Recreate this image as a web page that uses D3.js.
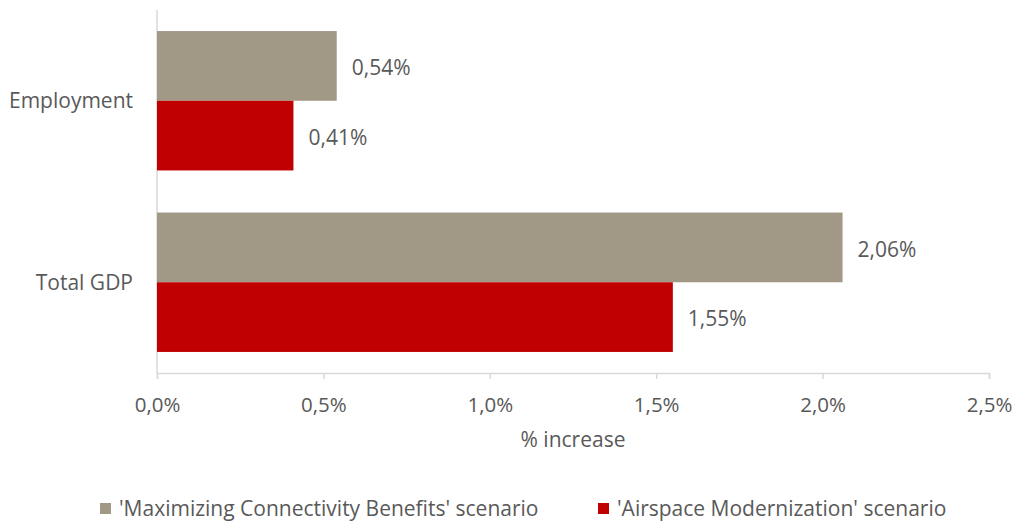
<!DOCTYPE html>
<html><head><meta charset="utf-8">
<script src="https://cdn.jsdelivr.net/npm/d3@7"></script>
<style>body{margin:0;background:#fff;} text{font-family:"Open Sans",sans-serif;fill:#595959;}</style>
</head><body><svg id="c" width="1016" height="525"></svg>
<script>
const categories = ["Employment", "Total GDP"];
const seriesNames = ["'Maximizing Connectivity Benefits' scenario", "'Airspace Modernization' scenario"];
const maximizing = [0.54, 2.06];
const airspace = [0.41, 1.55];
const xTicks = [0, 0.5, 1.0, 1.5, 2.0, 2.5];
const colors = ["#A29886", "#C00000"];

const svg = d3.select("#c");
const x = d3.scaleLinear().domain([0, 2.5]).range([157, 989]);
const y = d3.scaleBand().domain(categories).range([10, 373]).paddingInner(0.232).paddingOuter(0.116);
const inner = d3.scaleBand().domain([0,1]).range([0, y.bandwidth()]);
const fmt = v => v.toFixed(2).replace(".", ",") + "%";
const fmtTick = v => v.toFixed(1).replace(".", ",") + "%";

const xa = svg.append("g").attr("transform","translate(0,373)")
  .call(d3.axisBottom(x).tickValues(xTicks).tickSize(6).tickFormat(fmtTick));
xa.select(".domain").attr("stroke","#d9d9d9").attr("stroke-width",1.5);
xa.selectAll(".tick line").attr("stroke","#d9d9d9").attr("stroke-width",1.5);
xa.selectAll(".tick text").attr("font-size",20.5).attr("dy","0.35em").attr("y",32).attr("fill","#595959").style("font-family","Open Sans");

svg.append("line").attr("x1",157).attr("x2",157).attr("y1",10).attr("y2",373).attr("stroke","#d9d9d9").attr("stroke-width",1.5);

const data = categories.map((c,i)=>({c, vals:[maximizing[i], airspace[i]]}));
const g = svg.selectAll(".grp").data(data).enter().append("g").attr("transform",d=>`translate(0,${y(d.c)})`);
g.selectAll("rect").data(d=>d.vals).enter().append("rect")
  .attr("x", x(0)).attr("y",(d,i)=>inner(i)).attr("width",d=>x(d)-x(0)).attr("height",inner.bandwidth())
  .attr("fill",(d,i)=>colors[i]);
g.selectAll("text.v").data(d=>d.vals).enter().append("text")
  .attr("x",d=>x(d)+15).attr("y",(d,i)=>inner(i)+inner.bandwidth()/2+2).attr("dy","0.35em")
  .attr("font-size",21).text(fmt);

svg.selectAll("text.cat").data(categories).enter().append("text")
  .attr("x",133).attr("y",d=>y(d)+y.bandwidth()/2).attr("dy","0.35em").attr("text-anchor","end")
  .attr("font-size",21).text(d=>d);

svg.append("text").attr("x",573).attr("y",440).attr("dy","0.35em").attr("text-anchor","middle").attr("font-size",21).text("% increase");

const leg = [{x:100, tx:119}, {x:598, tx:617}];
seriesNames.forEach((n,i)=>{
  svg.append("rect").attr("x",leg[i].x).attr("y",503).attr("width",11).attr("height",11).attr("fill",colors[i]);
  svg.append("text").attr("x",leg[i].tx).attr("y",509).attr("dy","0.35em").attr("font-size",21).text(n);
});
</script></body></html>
--
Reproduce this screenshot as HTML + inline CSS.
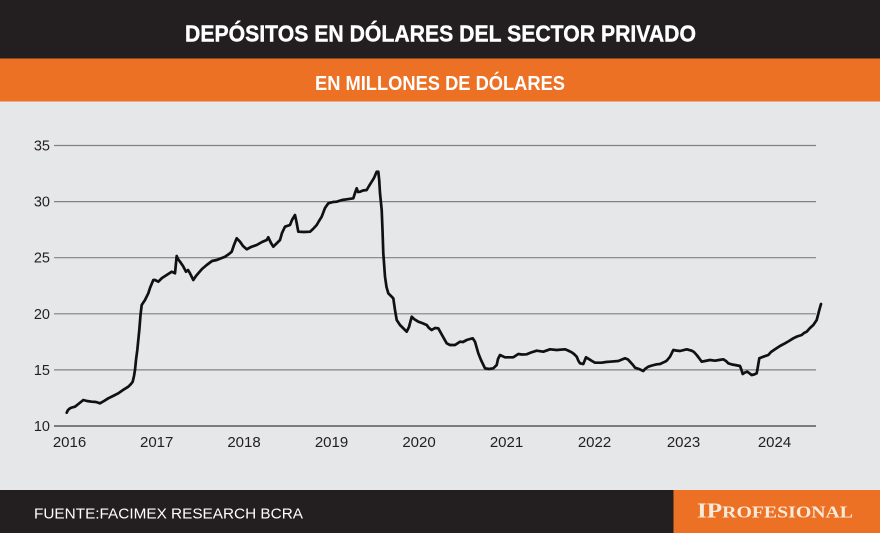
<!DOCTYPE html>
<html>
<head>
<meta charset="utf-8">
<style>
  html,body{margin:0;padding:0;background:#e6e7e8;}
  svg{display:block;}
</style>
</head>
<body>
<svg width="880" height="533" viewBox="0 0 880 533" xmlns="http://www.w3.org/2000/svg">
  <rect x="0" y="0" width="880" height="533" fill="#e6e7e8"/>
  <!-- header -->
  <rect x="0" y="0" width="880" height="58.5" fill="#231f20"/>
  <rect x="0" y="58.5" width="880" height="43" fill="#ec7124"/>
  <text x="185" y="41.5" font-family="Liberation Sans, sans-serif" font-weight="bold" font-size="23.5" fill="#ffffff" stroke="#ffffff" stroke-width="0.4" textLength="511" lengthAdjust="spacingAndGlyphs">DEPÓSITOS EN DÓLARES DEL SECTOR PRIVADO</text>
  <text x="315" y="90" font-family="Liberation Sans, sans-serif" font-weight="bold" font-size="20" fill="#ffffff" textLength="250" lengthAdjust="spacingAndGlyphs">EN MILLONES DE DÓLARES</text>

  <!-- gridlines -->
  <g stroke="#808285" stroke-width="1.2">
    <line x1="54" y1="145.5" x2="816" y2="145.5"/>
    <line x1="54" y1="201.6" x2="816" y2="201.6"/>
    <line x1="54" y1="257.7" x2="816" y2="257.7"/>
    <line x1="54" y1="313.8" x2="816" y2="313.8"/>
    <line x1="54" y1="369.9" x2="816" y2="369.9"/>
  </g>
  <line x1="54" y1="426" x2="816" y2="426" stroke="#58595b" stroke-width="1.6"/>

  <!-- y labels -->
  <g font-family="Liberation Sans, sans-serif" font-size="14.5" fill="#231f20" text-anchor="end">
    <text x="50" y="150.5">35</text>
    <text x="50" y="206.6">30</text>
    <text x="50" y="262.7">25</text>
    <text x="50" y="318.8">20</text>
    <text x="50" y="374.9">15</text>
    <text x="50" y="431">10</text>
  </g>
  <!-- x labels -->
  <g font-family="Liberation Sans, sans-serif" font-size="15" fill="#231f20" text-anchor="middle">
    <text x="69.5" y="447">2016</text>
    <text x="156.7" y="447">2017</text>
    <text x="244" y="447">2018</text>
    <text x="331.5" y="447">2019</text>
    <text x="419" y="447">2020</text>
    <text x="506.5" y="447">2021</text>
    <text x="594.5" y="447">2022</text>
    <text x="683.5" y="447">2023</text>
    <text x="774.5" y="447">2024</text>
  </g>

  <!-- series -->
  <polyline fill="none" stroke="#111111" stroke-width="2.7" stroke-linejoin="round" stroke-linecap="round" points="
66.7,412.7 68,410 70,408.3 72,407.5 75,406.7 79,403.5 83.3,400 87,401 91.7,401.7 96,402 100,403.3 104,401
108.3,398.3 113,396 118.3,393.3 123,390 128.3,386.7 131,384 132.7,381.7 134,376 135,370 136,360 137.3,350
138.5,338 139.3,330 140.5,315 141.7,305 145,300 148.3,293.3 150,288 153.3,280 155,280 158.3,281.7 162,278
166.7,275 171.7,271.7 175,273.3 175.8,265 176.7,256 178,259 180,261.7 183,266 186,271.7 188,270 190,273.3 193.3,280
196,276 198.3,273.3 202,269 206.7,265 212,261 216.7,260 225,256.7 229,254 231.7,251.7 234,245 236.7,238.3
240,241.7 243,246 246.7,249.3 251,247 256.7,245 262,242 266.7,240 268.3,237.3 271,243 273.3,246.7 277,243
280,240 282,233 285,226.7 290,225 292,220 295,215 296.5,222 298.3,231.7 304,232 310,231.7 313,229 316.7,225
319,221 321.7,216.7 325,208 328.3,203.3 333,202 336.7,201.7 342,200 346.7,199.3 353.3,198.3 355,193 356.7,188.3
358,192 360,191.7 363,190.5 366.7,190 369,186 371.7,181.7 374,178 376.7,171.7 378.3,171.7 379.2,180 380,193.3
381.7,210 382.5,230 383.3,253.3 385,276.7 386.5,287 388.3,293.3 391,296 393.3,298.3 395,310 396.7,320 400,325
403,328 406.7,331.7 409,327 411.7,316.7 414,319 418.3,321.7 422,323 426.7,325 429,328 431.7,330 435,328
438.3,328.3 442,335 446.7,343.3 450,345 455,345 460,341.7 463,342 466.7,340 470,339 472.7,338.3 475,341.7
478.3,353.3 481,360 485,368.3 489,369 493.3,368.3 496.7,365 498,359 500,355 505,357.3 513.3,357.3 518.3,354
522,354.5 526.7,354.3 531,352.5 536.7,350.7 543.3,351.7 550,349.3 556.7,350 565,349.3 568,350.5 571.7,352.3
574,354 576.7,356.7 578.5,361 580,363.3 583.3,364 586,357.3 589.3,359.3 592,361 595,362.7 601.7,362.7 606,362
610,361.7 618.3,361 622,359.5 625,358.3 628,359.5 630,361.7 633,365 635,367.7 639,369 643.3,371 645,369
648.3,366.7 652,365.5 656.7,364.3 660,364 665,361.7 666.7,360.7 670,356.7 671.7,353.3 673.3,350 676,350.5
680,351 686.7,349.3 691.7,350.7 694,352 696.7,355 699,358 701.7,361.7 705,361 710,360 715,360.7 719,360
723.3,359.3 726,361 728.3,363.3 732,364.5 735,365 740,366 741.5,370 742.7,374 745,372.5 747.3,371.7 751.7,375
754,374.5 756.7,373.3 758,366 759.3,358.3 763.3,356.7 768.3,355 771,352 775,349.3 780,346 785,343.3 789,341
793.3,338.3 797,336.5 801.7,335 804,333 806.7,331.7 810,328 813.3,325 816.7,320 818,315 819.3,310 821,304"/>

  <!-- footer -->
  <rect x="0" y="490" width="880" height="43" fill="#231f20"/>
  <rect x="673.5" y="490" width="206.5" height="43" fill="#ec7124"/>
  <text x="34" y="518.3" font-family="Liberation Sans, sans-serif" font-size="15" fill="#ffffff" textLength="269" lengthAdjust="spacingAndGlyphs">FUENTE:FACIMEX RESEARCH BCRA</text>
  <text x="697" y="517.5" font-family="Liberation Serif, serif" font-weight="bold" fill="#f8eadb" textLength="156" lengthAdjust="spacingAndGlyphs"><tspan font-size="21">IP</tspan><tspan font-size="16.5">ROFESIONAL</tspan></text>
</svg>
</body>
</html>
---
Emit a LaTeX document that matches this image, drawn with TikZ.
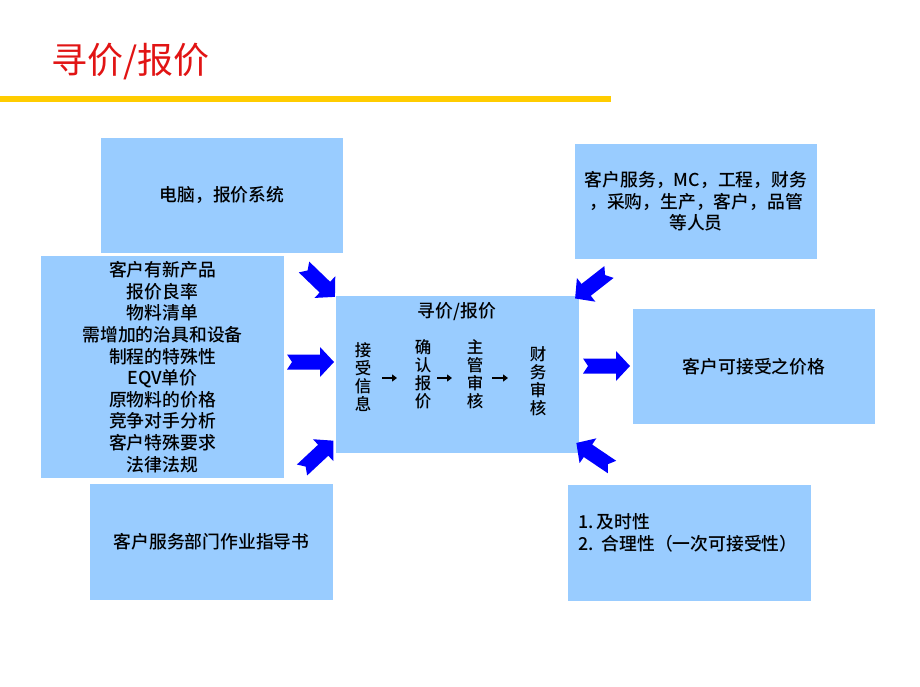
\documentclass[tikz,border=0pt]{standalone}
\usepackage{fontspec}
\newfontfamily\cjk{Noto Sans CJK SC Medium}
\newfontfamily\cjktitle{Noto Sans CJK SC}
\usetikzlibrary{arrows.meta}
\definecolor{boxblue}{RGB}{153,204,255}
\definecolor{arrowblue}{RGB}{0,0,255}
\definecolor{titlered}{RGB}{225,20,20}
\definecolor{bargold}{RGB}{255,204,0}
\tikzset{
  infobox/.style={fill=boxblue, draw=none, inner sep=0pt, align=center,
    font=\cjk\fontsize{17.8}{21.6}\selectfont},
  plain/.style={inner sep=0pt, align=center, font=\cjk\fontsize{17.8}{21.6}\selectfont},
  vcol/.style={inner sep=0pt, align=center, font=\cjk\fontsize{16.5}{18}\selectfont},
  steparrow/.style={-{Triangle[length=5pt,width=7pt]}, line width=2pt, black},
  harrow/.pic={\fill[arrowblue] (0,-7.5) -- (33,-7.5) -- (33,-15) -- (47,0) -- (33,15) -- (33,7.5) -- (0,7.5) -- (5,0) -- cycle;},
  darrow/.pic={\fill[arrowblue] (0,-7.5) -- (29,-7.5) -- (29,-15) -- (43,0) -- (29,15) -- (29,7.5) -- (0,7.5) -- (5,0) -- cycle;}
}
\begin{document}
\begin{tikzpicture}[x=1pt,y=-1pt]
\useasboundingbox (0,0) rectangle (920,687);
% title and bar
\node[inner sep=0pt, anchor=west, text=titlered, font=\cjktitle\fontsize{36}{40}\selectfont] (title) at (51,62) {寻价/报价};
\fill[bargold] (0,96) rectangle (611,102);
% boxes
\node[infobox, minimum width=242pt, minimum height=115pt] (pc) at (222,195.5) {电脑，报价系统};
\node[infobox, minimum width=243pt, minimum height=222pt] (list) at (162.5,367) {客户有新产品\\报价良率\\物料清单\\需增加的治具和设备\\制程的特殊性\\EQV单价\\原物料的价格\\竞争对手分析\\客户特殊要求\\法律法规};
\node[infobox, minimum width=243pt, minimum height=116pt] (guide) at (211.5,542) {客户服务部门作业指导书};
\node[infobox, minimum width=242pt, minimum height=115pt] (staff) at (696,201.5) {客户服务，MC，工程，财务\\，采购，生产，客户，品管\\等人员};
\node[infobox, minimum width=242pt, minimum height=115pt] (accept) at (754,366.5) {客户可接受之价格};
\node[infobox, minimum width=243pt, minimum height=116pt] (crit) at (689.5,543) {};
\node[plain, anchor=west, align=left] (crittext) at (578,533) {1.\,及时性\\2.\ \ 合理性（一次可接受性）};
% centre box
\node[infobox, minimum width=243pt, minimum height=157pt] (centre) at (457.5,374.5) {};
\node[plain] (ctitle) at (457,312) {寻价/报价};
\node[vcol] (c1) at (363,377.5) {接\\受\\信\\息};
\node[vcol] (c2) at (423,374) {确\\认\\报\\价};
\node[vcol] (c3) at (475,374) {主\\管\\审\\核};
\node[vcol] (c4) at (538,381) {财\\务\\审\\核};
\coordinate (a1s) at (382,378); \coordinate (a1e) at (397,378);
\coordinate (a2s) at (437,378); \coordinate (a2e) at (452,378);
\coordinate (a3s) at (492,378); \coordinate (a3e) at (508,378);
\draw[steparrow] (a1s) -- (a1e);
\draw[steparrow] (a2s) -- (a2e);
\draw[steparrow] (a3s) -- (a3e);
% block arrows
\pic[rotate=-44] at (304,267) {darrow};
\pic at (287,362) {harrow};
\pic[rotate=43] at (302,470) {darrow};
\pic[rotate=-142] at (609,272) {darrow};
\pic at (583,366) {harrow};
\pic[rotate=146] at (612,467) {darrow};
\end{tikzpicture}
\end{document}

*The request*
Every line above that contains the word "image" should be reported.

*Written solution*
Recreate this image as a web page that uses D3.js.
Emit a LaTeX document that matches this image, drawn with TikZ.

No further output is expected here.